Now that he’s been granted parole, O.J. Simpson could be released from prison as soon as Oct. 1. But that will still be too late for him to get a look at "The O.J. Simpson Museum," a five-day pop-up exhibition coming to the art space Coagula Curatorial in L.A.’s Chinatown Aug. 18 to 22.
Many of course believe that Simpson does not deserve a museum, even if it’s only a temporary gallery show. Coagula Curatorial owner Mat Gleason, however, says the exhibition is not intended to glorify Simpson. It’s largely a statement, he says, about the morbid fan culture around his murder trial.
“There are people to this day that say O.J. is innocent — not me — but it’s an obsession among Americans,” Gleason says. “All this stuff, this is the art of the people, the visual language of the common man.”
To display that visual language, more than 300 Simpson artifacts will come out of storage, including replicas of his football jersey No. 32, from the days he was known as “The Juice,” and an “O.J. souvenir pocket knife.” A white Ford Bronco will be parked outside the gallery.
The exhibition is the brainchild of Brentwood native Adam Papagan, co-host of the YouTube show and podcast “Juicing the People v.
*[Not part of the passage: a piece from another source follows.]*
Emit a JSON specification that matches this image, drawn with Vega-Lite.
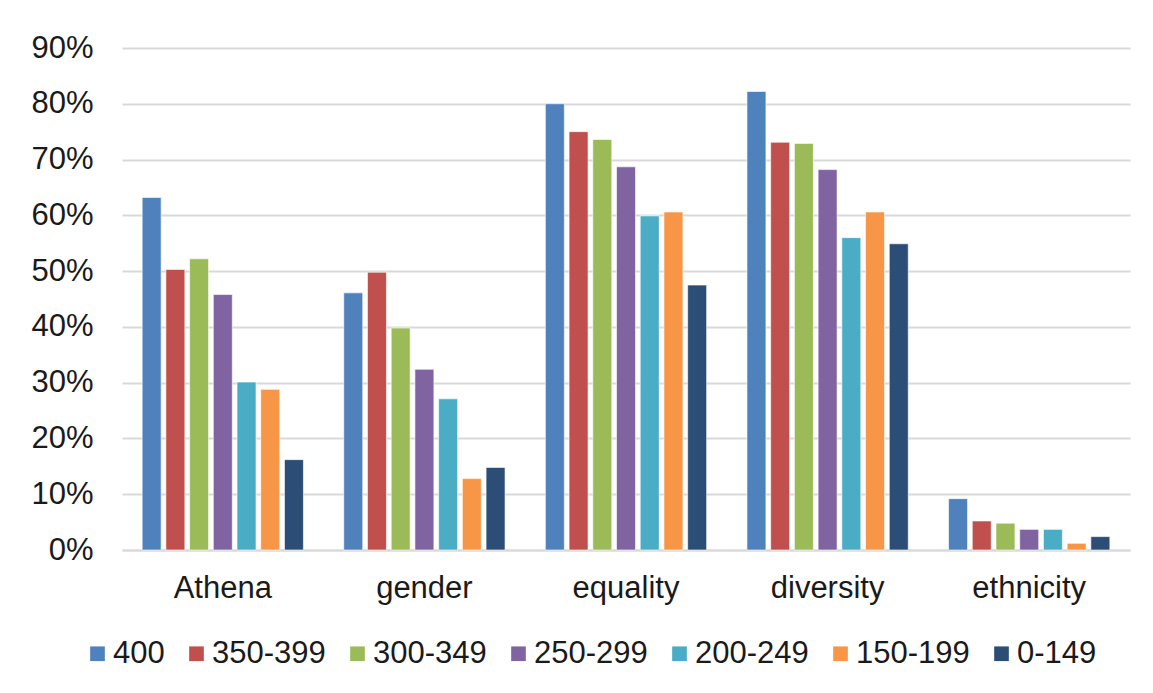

O.J. Simpson,” which started as an analysis and discussion of each episode of FX’s “The People v. O.J. Simpson: American Crime Story,” but continued with commentary on the ESPN documentary “O.J.: Made in America.”
Papagan, who also leads a Brentwood-based “O.J. Tour” — yes, in a ’94 white Ford Bronco — curated the “O.J. Simpson Museum” exhibition. It will feature items from his personal collection of Simpson memorabilia, including bootleg T-shirts that were sold on the streets of L.A. during the murder trial and Simpson-related books. Contemporary paintings, drawings and sculptures inspired by the former football star will also be on view.
One wall, Gleason says, will be dedicated as a tribute to Simpson’s ex-wife Nicole Brown Simpson and her friend Ron Goldman, whose murders Simpson was charged with and then acquitted of in 1995.
Gleason, who admits to being fascinated by the now two-decades-old trial and the subsequent pop cultural frenzy it spawned, bonded with Papagan over their mutual interest in the Simpson case. The idea for the show grew out of their casual conversations.
But why call it a “museum” and why charge admission at what until now has always been a free-to-browse downtown art gallery?
Gleason says tickets will help cover the cost of putting on the show, which has “added needs” compared with his previous exhibitions at the gallery. He expects to draw crowds, including people who have questions and want to actively engage in conversation about the case. And with so many objects on view, he intends to increase staff presence in the gallery for added security.
As for the “museum” designation?
“It’s a museum-worthy show,” Gleason says. “If you put this show in a time capsule and 20 years from now, 100 years from now, it would give people a more thorough understanding surrounding the trial of the century. The frenzy. Why did this grasp the American imagination? The answer is in these objects.”